Input rows:
● ● ● ● ●

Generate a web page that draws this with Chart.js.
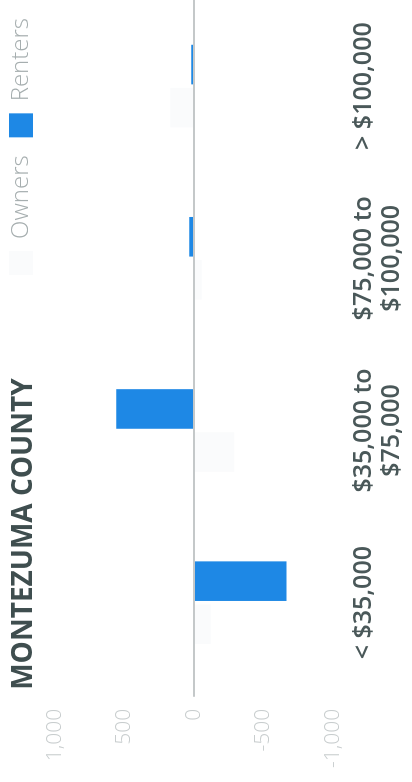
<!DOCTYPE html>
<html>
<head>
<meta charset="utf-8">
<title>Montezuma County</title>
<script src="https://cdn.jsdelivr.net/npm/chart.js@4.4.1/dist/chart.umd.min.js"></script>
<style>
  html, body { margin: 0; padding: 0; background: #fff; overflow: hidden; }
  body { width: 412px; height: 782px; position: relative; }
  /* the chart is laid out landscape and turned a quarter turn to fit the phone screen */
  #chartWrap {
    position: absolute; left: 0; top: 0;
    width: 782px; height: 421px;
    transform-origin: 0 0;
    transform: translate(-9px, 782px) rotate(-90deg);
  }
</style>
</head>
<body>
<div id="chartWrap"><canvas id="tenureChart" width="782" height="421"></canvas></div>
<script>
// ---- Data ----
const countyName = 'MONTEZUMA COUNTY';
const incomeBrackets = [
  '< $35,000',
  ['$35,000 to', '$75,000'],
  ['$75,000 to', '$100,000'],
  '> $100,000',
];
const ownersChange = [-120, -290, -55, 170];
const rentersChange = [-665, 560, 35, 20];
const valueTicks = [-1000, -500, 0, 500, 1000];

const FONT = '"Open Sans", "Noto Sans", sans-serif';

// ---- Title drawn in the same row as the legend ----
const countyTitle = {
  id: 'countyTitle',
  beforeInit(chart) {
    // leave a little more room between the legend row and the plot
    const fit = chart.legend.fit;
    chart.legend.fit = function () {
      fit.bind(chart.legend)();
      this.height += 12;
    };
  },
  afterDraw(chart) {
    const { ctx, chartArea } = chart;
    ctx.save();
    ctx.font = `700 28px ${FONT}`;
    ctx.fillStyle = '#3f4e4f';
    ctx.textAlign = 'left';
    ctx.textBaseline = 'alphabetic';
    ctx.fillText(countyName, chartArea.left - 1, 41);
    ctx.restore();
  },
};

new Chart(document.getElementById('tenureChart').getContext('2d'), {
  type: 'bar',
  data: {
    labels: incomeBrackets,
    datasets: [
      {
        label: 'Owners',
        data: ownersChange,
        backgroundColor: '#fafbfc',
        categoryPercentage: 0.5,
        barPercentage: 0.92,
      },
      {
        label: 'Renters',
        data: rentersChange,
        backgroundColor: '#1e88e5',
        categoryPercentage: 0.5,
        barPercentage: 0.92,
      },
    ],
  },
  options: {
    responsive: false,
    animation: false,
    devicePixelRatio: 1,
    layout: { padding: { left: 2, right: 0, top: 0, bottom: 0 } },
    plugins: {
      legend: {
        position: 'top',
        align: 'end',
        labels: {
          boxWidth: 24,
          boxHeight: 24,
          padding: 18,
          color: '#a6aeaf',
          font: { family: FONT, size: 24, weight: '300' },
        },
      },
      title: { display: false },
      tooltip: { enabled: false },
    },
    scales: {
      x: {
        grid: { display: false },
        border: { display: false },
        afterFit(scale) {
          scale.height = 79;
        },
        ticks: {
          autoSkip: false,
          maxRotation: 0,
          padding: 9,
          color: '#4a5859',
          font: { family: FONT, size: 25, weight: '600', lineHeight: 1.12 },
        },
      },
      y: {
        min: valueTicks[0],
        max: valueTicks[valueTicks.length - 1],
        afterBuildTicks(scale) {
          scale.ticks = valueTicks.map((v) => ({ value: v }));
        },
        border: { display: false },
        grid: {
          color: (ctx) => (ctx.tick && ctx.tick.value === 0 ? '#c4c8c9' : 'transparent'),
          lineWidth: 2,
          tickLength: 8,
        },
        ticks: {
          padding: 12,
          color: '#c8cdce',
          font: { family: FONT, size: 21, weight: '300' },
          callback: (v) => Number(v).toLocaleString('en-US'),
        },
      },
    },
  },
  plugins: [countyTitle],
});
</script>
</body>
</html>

● ● ● ● ●

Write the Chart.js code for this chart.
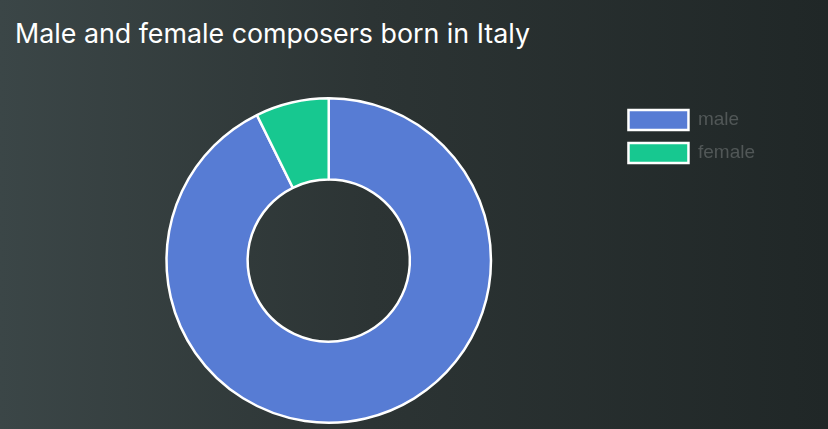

● ● ● ● ●

Written request:
Report how many lines in the entries hold the string "this". Nothing but the number is wanted.

Complete response:
3